### [GIVEN EXERCISE]
Go through the records from the first line and retype each one exactly, stopping once the line with "(endi) at (endo)" is done. Pictures are left out.

### [INFORMATION PROVIDED]
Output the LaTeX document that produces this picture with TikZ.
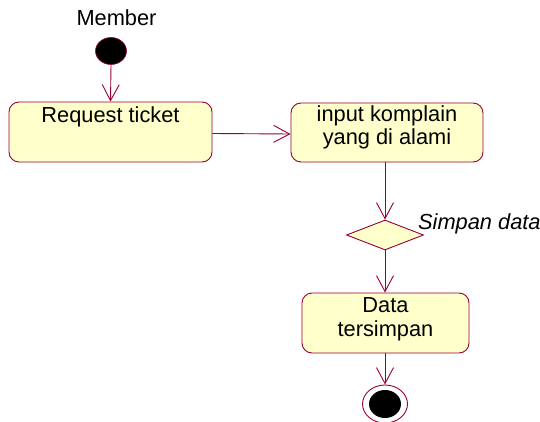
\documentclass[tikz,border=0pt]{standalone}
\usepackage{fontspec}
\setmainfont{Liberation Sans}
\usetikzlibrary{arrows.meta,shapes.geometric,calc}
\definecolor{umlline}{RGB}{153,0,51}
\definecolor{umlfill}{RGB}{255,255,204}
\begin{document}
\begin{tikzpicture}[x=1pt,y=-1pt,
  every node/.style={font=\fontsize{21.8}{23}\selectfont},
  actbox/.style={draw=umlline, fill=umlfill, line width=0.9pt, rounded corners=10pt,
    rectangle, inner sep=0pt},
  lbl/.style={anchor=base, align=center, inner sep=0pt},
  flow/.style={draw=umlline, line width=0.9pt,
    -{Straight Barb[length=16pt,width=17pt,line width=0.9pt]}},
  startdot/.style={ellipse, fill=black, draw=umlline, line width=0.6pt,
    minimum width=31pt, minimum height=27pt, inner sep=0pt},
  enddot/.style={ellipse, fill=black, minimum width=32pt, minimum height=28pt, inner sep=0pt},
  endring/.style={ellipse, draw=umlline, fill=white, line width=0.9pt,
    minimum width=45pt, minimum height=38pt, inner sep=0pt},
  choice/.style={diamond, draw=umlline, fill=umlfill, line width=0.9pt,
    minimum width=77pt, minimum height=30pt, aspect=2.57, inner sep=0pt}
]
\useasboundingbox (0,0) rectangle (540,422);

% initial state
\node[lbl] (member) at (116.5,26) {Member};
\node[startdot] (start) at (111,51) {};

% activities
\node[actbox, minimum width=203pt, minimum height=60pt] (req) at (110.5,132) {};
\node[lbl] (reqtxt) at (110.5,123) {Request ticket};

\node[actbox, minimum width=192pt, minimum height=59pt] (inp) at (387,132.5) {};
\node[lbl] (inptxt1) at (387,122) {input komplain};
\node[lbl] (inptxt2) at (387,145) {yang di alami};

\node[choice] (dec) at (385,235) {};
\node[lbl, anchor=base west, font=\fontsize{21.8}{23}\selectfont\itshape] (dectxt) at (418,229) {Simpan data};

\node[actbox, minimum width=167pt, minimum height=60pt] (dat) at (385.5,323) {};
\node[lbl] (dattxt1) at (385.5,312.5) {Data};
\node[lbl] (dattxt2) at (385.5,336) {tersimpan};

% final state
\node[endring] (endo) at (385,404) {};
\node[enddot] (endi) at (endo) {};

% transitions
\draw[flow] (start.south) -- (req.north);
\draw[flow] ([yshift=-1.5pt]req.east) -- ([yshift=-1.5pt]inp.west);
\draw[flow] (inp.south -| dec.north) -- (dec.north);
\draw[flow] (dec.south) -- (dat.north -| dec.south);
\draw[flow] (dat.south -| endo.north) -- (endo.north);
\end{tikzpicture}
\end{document}
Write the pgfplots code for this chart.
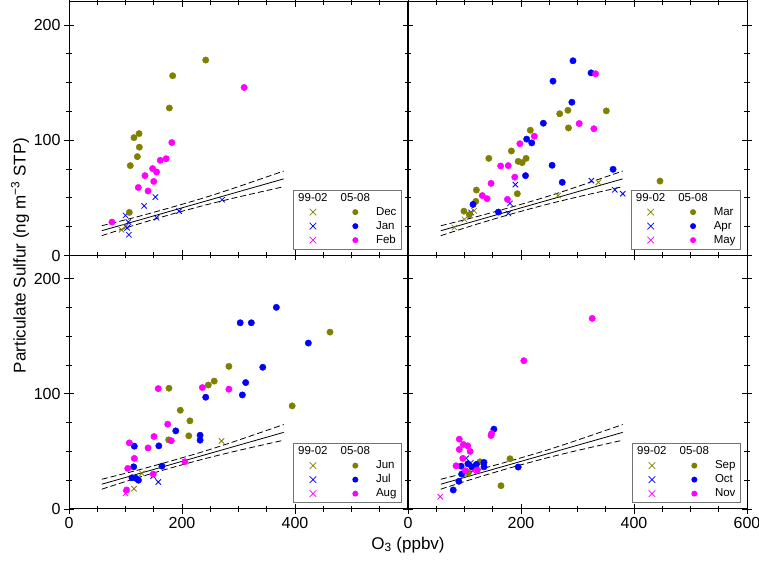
\documentclass[border=0pt]{standalone}
\usepackage{fontspec}
\setmainfont{Liberation Sans}
\usepackage{pgfplots}
\pgfplotsset{compat=1.18}
\definecolor{olv}{RGB}{128,128,0}
\definecolor{blu}{RGB}{0,0,255}
\definecolor{mag}{RGB}{255,0,255}
\newsavebox\boxXo \newsavebox\boxXb \newsavebox\boxXm
\newsavebox\boxDo \newsavebox\boxDb \newsavebox\boxDm
\newcommand{\mkx}[2]{\sbox#1{\tikz[baseline=-0.6ex]{\draw[#2,line width=0.7pt] (-3.3pt,-3.3pt)--(3.3pt,3.3pt) (-3.3pt,3.3pt)--(3.3pt,-3.3pt);}}}
\newcommand{\mkd}[2]{\sbox#1{\tikz[baseline=-0.6ex]{\fill[#2] (0,0) circle (3pt);}}}
\newcommand{\legtab}[3]{\begin{tabular}{@{}c@{\hspace{13pt}}c@{\hspace{6pt}}l@{}}99-02 & 05-08 & \\ \usebox\boxXo & \usebox\boxDo & #1\\ \usebox\boxXb & \usebox\boxDb & #2\\ \usebox\boxXm & \usebox\boxDm & #3\end{tabular}}
\tikzset{legbox/.style={draw=black!55, fill=white, line width=0.8pt, anchor=south east,
   inner xsep=5pt, inner ysep=1.5pt, font=\fontsize{11.5}{14}\selectfont}}
\pgfplotsset{
 panel/.style={
  scale only axis, width=339pt, height=253.5pt,
  xmin=0,xmax=600,ymin=0,ymax=220,
  xtick={0,200,400,600}, ytick={0,100,200},
  minor x tick num=3, minor y tick num=3,
  clip=false,
  tick align=center, tickwidth=10pt, subtickwidth=6pt,
  tick style={draw=black, line width=0.9pt},
  axis line style={line width=1pt},
  ticklabel style={font=\fontsize{16}{16}\selectfont},
  /pgf/number format/assume math mode=true,
 },
 xm/.style={only marks, mark=x, mark size=3.8pt, mark options={line width=0.8pt}},
 dm/.style={only marks, mark=*, mark size=3.2pt},
}
\newcommand{\fitlines}{%
 \addplot[black, line width=0.8pt] coordinates {(58,21.5)(380,66.5)};
 \addplot[black, line width=0.8pt, dash pattern=on 6pt off 3pt, smooth] coordinates {(58,25.8)(120,33.5)(180,41.6)(240,50.2)(300,59.8)(380,73.3)};
 \addplot[black, line width=0.8pt, dash pattern=on 6pt off 3pt, smooth] coordinates {(58,17.2)(120,26.9)(180,35.6)(240,43.6)(300,50.8)(380,59.7)};
}
\begin{document}
\mkx\boxXo{olv}\mkx\boxXb{blu}\mkx\boxXm{mag}%
\mkd\boxDo{olv}\mkd\boxDb{blu}\mkd\boxDm{mag}%
\begin{tikzpicture}
% top-left
\begin{axis}[panel, at={(0pt,253.5pt)}, anchor=south west, xticklabels={}]
\fitlines
\addplot[xm, olv] coordinates {(93,22.3)(100,25)};
\addplot[xm, blu] coordinates {(153,50.7)(133,43)(100,34.8)(105,29)(155,32.8)(195,38.5)(271,48.4)(106,18)(103,24)};
\addplot[dm, olv] coordinates {(242,169.6)(183.5,156)(177.6,128)(124,105.8)(115,102.3)(124.5,94)(121,85.8)(108.5,78)(106.8,37.4)};
\addplot[dm, mag] coordinates {(310,145.8)(182,98)(172,84)(161.6,82.6)(148,75.4)(155,72.5)(134.5,69.3)(150,64.3)(122.7,59)(140,56)(76,29)};
\node[legbox] at (rel axis cs:0.982,0.024) {\legtab{Dec}{Jan}{Feb}};
\end{axis}
% top-right
\begin{axis}[panel, at={(339pt,253.5pt)}, anchor=south west, xticklabels={}, yticklabels={}]
\fitlines
\addplot[xm, olv] coordinates {(82,24.3)(100,31.3)(117,38.8)(265.5,52)(337,63.5)};
\addplot[xm, blu] coordinates {(190,61.5)(180.5,45.2)(177.5,36.5)(111.5,37.4)(324.5,65)(366,57)(380,53.6)};
\addplot[dm, olv] coordinates {(351,125.5)(283,126)(268.5,123)(284,110.7)(216.5,108.7)(183,90.7)(209,84.3)(195,81.7)(202,80.6)(143,84.3)(121,56.8)(120,47)(99,38.5)(108.5,35.4)(193.5,53.6)(446,64.6)};
\addplot[dm, blu] coordinates {(292,169)(324,158.5)(256.6,151.3)(290,133)(239.5,114.8)(210,101)(219,97.7)(255,78.3)(363,74.8)(208,69.3)(273,63.5)(115,44.3)(160,37.7)};
\addplot[dm, mag] coordinates {(332,157.7)(303,114.5)(329,110)(223.5,103.5)(198,97)(164,77.7)(177.5,78)(189,68)(147,62.6)(131.5,52)(140,49.3)(176,48.7)};
\node[legbox] at (rel axis cs:0.982,0.024) {\legtab{Mar}{Apr}{May}};
\end{axis}
% bottom-left
\begin{axis}[panel, at={(0pt,0pt)}, anchor=south west, xticklabels={0,200,400,{}}]
\fitlines
\addplot[xm, olv] coordinates {(270,59)(129,30.9)(115,17.6)};
\addplot[xm, blu] coordinates {(158,23.4)(149,28.6)};
\addplot[xm, mag] coordinates {(100,13.6)};
\addplot[dm, olv] coordinates {(462,153.5)(283,123.8)(257,111)(246.6,107.6)(177,104.8)(395,89.5)(197,85.7)(214,76.5)(212,63.5)(176.4,60)};
\addplot[dm, blu] coordinates {(367,175)(303,161.6)(322.7,161.6)(423.6,144)(343,123)(312.7,109.7)(306.8,99)(242,97)(189,67.8)(232,64)(232,59.7)(159,54.8)(115.6,54.5)(164.6,37.2)(114.5,36.6)(111.5,27.1)(118.6,26.6)(123,25)};
\addplot[dm, mag] coordinates {(158,104.5)(236,105.4)(283,104)(174.7,73.6)(150.4,62.9)(181,59.2)(106.8,57.4)(140,53)(115.6,43.9)(205,41)(104,35.2)(149,30.3)(102,16.5)};
\node[legbox] at (rel axis cs:0.982,0.024) {\legtab{Jun}{Jul}{Aug}};
\end{axis}
% bottom-right
\begin{axis}[panel, at={(339pt,0pt)}, anchor=south west, yticklabels={}]
\fitlines
\addplot[xm, olv] coordinates {(104,30)};
\addplot[xm, blu] coordinates {(111,40)(103,44)};
\addplot[xm, mag] coordinates {(57,10.7)(115,33)};
\addplot[dm, olv] coordinates {(180.5,43.6)(164.6,20.2)(127.4,41)(106.8,31.5)};
\addplot[dm, blu] coordinates {(152,69.3)(195,36.4)(134.5,40.4)(134.5,36.6)(121,38.7)(112.7,36.6)(106,39.2)(94,37.2)(95,30.3)(90,24)(80,16.5)};
\addplot[dm, mag] coordinates {(326,165.4)(205,128.7)(148,65.5)(147,63.8)(90.8,60.6)(98,56)(105.7,54.8)(90.8,51.7)(110,50)(97,43.9)(85,37.5)(101.4,33.2)(122.7,33.8)};
\node[legbox] at (rel axis cs:0.982,0.024) {\legtab{Sep}{Oct}{Nov}};
\end{axis}
\node[rotate=90, font=\fontsize{17}{17}\selectfont] at (-49pt,253.5pt) {Particulate Sulfur (ng m\textsuperscript{−3} STP)};
\node[font=\fontsize{17}{17}\selectfont] at (339pt,-36pt) {O\textsubscript{3} (ppbv)};
\pgfresetboundingbox
\path (-69pt,-52pt) rectangle (690pt,509pt);
\end{tikzpicture}
\end{document}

### [CORRECT RESPONSE]
Output the LaTeX document that produces this picture with TikZ.
\documentclass[tikz,border=0pt]{standalone}
\usepackage{fontspec}
\setmainfont{Liberation Sans}
\usetikzlibrary{arrows.meta,shapes.geometric,calc}
\definecolor{umlline}{RGB}{153,0,51}
\definecolor{umlfill}{RGB}{255,255,204}
\begin{document}
\begin{tikzpicture}[x=1pt,y=-1pt,
  every node/.style={font=\fontsize{21.8}{23}\selectfont},
  actbox/.style={draw=umlline, fill=umlfill, line width=0.9pt, rounded corners=10pt,
    rectangle, inner sep=0pt},
  lbl/.style={anchor=base, align=center, inner sep=0pt},
  flow/.style={draw=umlline, line width=0.9pt,
    -{Straight Barb[length=16pt,width=17pt,line width=0.9pt]}},
  startdot/.style={ellipse, fill=black, draw=umlline, line width=0.6pt,
    minimum width=31pt, minimum height=27pt, inner sep=0pt},
  enddot/.style={ellipse, fill=black, minimum width=32pt, minimum height=28pt, inner sep=0pt},
  endring/.style={ellipse, draw=umlline, fill=white, line width=0.9pt,
    minimum width=45pt, minimum height=38pt, inner sep=0pt},
  choice/.style={diamond, draw=umlline, fill=umlfill, line width=0.9pt,
    minimum width=77pt, minimum height=30pt, aspect=2.57, inner sep=0pt}
]
\useasboundingbox (0,0) rectangle (540,422);

% initial state
\node[lbl] (member) at (116.5,26) {Member};
\node[startdot] (start) at (111,51) {};

% activities
\node[actbox, minimum width=203pt, minimum height=60pt] (req) at (110.5,132) {};
\node[lbl] (reqtxt) at (110.5,123) {Request ticket};

\node[actbox, minimum width=192pt, minimum height=59pt] (inp) at (387,132.5) {};
\node[lbl] (inptxt1) at (387,122) {input komplain};
\node[lbl] (inptxt2) at (387,145) {yang di alami};

\node[choice] (dec) at (385,235) {};
\node[lbl, anchor=base west, font=\fontsize{21.8}{23}\selectfont\itshape] (dectxt) at (418,229) {Simpan data};

\node[actbox, minimum width=167pt, minimum height=60pt] (dat) at (385.5,323) {};
\node[lbl] (dattxt1) at (385.5,312.5) {Data};
\node[lbl] (dattxt2) at (385.5,336) {tersimpan};

% final state
\node[endring] (endo) at (385,404) {};
\node[enddot] (endi) at (endo) {};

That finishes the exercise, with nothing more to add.